In [2]:
import pandas as pd
import numpy as np

from scipy import stats
import ast
from cfg_basic import *

In [12]:
class DataGenerator:
    def __init__(self, num_blocks=50):
        self.cfg = Configure()

        self.num_blocks = num_blocks

        # 없는 데이터를 전부 제거한 데이터프레임 생성(이후 이 데이터프레임을 사용)
        self.df_revised_for_group = pd.read_excel(self.cfg.data_params['data_revised_filepath'])

        # 그룹 개수에 대한 데이터프레임
        self.df_group_count = pd.read_excel(self.cfg.data_params['data_group'])

        # 그룹별 중량 모델에 대한 데이터프레임
        self.df_W_model = pd.read_excel(self.cfg.data_params['model_for_W'])

        # 그룹별 H01 모델에 대한 데이터프레임
        self.df_H01_model = pd.read_excel(self.cfg.data_params['model_for_H01'])

        # 그룹별 H02 모델에 대한 데이터프레임
        self.df_H02_model = pd.read_excel(self.cfg.data_params['model_for_H02'])

        # 그룹별 duration 모델에 대한 데이터프레임
        self.df_duration_model = pd.read_excel(self.cfg.data_params['model_for_duration'])


    def generate_group(self):  # 그룹을 선택한 후 선종과 블록 종류로 나누기 위한 함수
        # 그룹을 랜덤으로 선택->선종과 블록 타입으로 분리
        group = np.random.choice(self.df_group_count['선종_블록'], p=self.df_group_count['Proportion'])
        ship_type = group[0:2]
        block_type = group[-1]

        return (group, ship_type, block_type)

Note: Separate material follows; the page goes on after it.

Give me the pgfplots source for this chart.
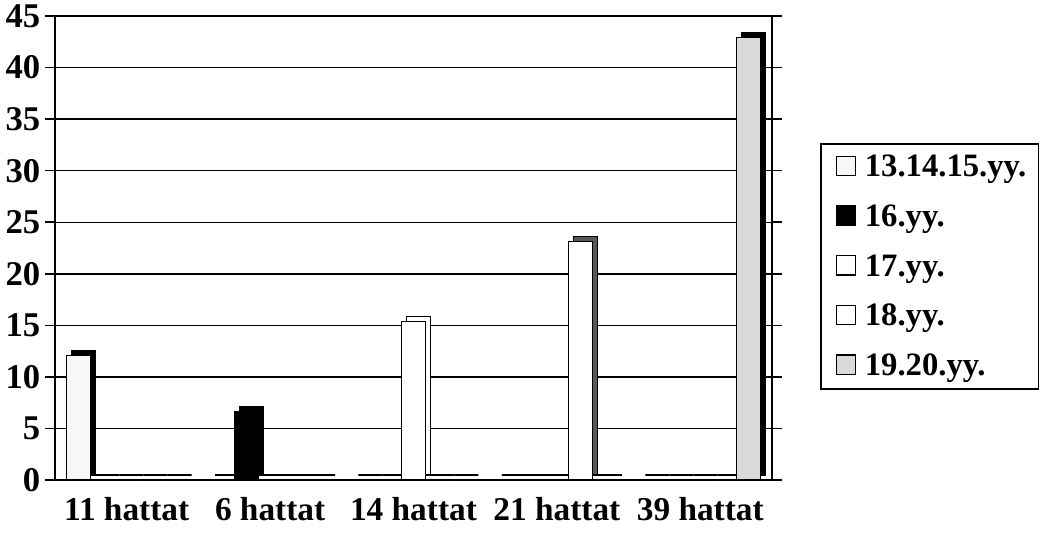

    def generate_process(self, group_code):         # 공종 명칭 생성 함수, 공정이 나오는 비율에 맞춰서 데이터 생성
        df_process_group = self.df_group_count[self.df_group_count['선종_블록'] == group_code]
        # 각 count 값을 올바르게 추출
        count = df_process_group['count'].values[0]
        panel_proportion = df_process_group['panel_count'].values[0] / count
        curve_proportion = df_process_group['curve_count'].values[0] / count
        big_proportion = df_process_group['big_count'].values[0] / count
        final_proportion = df_process_group['final_count'].values[0] / count

        proportion_list = [panel_proportion, curve_proportion, big_proportion, final_proportion]

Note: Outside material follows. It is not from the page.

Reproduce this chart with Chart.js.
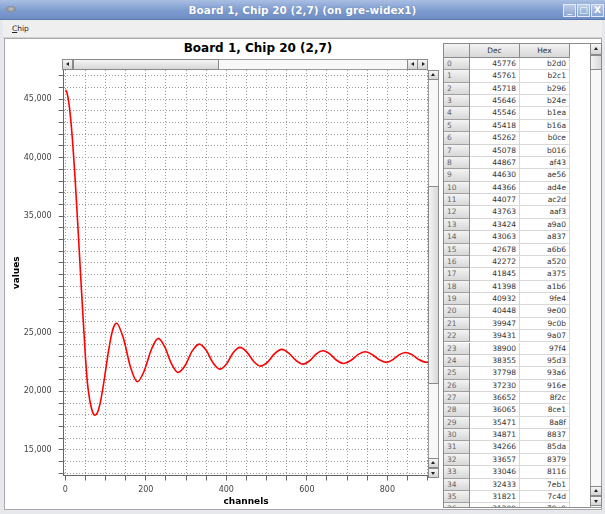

        process_type = np.random.choice(['평중조', '곡중조', '대조중조', 'Final조립'], p=proportion_list)
        return process_type


    def calculate_interval(self):  # 착수일 간격 계산을 위한 함수
        p = self.cfg.data_params['p_for_interval']
        interval = stats.geom.rvs(p) - 1  # scipy의 geometric 함수의 rvs는 1부터 시작하기 때문에 1을 빼서 사용

        return interval


    def generate_property(self, group_code, process_type, property):
        if group_code in self.cfg.data_params['group_sampling']:   # 샘플링이 필요한 그룹은 generate 함수 내부에서 계산
            pass

        else:
            df_code = self.df_revised_for_group[self.df_revised_for_group['선종_블록'] == group_code]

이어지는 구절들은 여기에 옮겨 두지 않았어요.